Begin with the first line of the material and copy each line word for word through the line that contains "var sites = ['Ohfunato', 'Hachinohe'];"; the pictures are left out.

+++ DATASET EXCERPT

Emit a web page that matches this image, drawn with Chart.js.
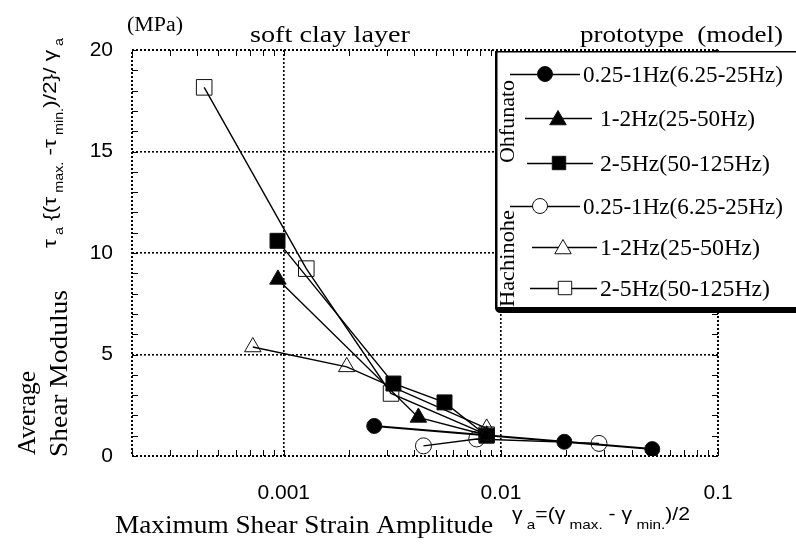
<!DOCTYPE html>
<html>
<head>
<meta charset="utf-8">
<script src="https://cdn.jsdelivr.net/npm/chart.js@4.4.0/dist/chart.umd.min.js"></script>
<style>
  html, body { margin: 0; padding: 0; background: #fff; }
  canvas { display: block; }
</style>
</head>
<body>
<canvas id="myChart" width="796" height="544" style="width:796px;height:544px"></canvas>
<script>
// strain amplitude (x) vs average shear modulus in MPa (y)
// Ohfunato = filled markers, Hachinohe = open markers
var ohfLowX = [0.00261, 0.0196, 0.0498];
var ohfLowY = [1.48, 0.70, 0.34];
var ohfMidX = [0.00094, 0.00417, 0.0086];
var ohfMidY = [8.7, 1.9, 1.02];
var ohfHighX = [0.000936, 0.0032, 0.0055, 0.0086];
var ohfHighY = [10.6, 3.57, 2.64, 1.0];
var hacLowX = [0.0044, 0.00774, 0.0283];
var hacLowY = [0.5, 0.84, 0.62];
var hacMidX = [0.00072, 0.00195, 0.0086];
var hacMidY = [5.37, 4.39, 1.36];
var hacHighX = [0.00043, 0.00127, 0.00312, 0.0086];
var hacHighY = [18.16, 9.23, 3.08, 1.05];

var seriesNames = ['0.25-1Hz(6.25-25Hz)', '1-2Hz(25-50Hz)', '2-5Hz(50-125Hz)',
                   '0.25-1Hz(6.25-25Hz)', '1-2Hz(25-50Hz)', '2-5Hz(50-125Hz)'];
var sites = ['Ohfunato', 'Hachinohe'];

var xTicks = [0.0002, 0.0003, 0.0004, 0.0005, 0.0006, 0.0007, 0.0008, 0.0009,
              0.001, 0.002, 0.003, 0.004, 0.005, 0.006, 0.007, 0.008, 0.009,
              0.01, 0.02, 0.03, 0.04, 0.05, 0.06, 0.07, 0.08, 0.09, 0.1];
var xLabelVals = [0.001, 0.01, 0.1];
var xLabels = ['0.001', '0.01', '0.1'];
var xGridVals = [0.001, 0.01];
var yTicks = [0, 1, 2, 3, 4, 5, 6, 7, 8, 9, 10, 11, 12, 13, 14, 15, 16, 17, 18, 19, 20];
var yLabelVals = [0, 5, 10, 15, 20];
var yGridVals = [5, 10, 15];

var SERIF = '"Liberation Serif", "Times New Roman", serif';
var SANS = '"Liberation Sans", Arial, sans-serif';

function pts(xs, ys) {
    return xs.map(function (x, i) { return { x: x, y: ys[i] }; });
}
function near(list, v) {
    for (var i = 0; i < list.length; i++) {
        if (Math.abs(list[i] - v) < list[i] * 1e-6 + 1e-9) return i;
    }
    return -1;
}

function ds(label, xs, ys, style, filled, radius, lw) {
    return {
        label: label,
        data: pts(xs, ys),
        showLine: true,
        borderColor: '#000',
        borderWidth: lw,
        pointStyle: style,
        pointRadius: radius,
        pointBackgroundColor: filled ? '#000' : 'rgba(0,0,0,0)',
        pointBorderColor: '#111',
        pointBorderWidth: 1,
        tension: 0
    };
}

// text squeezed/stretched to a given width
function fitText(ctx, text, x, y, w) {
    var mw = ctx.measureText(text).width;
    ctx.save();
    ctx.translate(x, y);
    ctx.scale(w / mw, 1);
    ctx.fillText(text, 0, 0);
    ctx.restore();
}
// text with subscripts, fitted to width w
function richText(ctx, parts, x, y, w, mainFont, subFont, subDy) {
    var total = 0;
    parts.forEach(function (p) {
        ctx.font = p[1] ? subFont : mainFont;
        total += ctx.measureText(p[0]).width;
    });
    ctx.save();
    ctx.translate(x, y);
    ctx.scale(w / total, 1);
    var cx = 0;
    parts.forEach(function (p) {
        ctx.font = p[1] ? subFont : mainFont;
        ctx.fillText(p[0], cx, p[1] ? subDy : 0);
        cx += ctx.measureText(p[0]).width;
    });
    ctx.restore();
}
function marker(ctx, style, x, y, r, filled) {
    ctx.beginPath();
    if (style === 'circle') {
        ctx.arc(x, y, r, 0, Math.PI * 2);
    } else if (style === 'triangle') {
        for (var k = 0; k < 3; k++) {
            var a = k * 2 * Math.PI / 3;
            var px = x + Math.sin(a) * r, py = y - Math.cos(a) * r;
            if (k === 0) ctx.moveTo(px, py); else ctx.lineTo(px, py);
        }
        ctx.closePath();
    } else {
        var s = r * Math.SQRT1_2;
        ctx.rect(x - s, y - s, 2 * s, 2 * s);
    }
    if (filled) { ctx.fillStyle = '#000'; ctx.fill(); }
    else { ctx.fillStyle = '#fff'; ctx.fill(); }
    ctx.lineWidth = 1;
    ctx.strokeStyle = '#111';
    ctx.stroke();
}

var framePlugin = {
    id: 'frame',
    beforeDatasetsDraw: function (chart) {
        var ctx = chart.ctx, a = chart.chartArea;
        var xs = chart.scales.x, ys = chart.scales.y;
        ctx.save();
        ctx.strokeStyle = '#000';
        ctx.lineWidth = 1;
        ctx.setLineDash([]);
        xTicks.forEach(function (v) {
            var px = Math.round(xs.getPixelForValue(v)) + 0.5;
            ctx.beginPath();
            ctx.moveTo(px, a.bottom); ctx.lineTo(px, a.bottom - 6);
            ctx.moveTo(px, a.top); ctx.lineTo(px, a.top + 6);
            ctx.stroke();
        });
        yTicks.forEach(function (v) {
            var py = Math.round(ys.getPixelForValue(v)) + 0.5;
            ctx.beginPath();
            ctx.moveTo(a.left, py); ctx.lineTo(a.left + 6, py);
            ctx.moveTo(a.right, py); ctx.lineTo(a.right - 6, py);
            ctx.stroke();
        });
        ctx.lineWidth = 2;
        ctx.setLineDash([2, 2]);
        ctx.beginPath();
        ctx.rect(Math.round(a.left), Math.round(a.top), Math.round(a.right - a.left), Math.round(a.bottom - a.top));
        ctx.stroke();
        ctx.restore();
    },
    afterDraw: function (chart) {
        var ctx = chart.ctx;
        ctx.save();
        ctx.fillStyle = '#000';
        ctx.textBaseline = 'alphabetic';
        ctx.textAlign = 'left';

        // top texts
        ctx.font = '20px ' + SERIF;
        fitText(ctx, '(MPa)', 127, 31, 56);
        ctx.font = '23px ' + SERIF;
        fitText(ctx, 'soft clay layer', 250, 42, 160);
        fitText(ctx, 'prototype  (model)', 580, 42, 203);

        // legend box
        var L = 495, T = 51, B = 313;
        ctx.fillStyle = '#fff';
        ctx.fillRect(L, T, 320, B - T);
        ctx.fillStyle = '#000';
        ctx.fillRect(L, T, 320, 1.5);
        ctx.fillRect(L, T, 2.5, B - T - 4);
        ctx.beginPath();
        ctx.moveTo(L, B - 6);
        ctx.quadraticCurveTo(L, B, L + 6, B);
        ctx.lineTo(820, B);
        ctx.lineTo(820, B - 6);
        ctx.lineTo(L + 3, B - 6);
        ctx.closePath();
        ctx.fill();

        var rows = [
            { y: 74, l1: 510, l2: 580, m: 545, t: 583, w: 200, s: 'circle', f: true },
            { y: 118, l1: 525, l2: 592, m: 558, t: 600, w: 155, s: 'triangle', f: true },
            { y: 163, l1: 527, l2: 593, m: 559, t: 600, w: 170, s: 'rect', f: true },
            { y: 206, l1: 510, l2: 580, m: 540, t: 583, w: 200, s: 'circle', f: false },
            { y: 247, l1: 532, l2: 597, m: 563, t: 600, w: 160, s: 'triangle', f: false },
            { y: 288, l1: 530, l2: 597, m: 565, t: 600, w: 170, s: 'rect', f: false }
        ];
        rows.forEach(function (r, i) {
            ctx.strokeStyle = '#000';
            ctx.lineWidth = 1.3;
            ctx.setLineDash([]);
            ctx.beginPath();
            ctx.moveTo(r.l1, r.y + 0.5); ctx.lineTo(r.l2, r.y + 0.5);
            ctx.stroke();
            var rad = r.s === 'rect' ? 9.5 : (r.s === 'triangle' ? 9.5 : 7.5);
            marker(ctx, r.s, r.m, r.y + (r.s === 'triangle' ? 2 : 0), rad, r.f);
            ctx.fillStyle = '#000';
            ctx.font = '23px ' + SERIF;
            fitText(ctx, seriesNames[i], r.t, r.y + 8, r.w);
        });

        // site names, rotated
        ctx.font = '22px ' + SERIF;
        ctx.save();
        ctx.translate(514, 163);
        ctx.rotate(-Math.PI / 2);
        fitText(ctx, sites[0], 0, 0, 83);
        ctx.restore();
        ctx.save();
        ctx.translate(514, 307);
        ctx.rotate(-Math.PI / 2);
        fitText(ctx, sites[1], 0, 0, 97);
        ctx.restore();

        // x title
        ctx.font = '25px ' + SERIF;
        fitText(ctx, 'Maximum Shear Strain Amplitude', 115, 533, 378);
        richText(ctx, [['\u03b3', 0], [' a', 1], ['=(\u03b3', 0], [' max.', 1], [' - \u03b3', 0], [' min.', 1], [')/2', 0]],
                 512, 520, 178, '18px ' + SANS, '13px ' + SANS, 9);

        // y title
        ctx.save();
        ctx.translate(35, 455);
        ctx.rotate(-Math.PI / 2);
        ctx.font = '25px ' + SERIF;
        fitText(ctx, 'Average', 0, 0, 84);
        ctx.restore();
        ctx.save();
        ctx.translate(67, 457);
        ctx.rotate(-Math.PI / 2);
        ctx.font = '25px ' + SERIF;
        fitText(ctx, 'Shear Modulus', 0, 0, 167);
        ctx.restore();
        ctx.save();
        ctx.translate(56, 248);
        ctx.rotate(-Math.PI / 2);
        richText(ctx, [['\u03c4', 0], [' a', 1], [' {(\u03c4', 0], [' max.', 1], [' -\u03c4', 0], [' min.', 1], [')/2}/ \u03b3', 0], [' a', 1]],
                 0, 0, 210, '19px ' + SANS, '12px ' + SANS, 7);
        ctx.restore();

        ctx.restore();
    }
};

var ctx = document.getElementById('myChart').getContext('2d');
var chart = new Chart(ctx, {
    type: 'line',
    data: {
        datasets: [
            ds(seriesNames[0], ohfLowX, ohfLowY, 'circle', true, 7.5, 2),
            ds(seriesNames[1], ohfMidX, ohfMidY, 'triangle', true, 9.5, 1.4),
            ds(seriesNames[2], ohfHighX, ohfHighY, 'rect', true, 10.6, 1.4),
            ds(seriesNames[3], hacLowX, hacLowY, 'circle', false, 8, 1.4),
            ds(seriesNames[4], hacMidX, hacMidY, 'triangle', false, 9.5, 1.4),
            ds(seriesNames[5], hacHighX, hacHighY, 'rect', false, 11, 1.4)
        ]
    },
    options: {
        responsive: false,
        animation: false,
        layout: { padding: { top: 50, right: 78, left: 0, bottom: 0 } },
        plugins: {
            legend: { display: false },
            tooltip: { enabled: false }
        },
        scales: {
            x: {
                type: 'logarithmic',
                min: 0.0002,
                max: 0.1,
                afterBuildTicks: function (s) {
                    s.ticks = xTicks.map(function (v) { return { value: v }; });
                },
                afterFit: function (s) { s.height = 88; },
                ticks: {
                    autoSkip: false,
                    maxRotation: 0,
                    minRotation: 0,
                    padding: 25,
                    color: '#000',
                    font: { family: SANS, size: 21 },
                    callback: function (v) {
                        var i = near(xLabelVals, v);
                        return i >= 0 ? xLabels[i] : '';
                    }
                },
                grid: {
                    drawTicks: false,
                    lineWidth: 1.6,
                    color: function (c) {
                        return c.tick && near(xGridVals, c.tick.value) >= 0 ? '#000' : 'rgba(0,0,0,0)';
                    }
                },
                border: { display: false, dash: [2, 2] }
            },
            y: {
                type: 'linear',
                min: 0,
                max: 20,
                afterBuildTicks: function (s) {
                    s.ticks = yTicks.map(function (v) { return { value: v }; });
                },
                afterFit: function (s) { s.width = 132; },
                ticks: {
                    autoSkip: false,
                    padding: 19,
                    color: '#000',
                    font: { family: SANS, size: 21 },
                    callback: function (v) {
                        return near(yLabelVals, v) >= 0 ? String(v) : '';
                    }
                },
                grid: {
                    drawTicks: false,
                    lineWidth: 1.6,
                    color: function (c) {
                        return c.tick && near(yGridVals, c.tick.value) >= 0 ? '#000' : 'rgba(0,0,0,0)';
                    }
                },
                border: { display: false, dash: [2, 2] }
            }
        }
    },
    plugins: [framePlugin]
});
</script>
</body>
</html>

++++++

**FULL RESPONSE**:
Emit a web page that matches this image, drawn with Chart.js.
<!DOCTYPE html>
<html>
<head>
<meta charset="utf-8">
<script src="https://cdn.jsdelivr.net/npm/chart.js@4.4.0/dist/chart.umd.min.js"></script>
<style>
  html, body { margin: 0; padding: 0; background: #fff; }
  canvas { display: block; }
</style>
</head>
<body>
<canvas id="myChart" width="796" height="544" style="width:796px;height:544px"></canvas>
<script>
// strain amplitude (x) vs average shear modulus in MPa (y)
// Ohfunato = filled markers, Hachinohe = open markers
var ohfLowX = [0.00261, 0.0196, 0.0498];
var ohfLowY = [1.48, 0.70, 0.34];
var ohfMidX = [0.00094, 0.00417, 0.0086];
var ohfMidY = [8.7, 1.9, 1.02];
var ohfHighX = [0.000936, 0.0032, 0.0055, 0.0086];
var ohfHighY = [10.6, 3.57, 2.64, 1.0];
var hacLowX = [0.0044, 0.00774, 0.0283];
var hacLowY = [0.5, 0.84, 0.62];
var hacMidX = [0.00072, 0.00195, 0.0086];
var hacMidY = [5.37, 4.39, 1.36];
var hacHighX = [0.00043, 0.00127, 0.00312, 0.0086];
var hacHighY = [18.16, 9.23, 3.08, 1.05];

var seriesNames = ['0.25-1Hz(6.25-25Hz)', '1-2Hz(25-50Hz)', '2-5Hz(50-125Hz)',
                   '0.25-1Hz(6.25-25Hz)', '1-2Hz(25-50Hz)', '2-5Hz(50-125Hz)'];
var sites = ['Ohfunato', 'Hachinohe'];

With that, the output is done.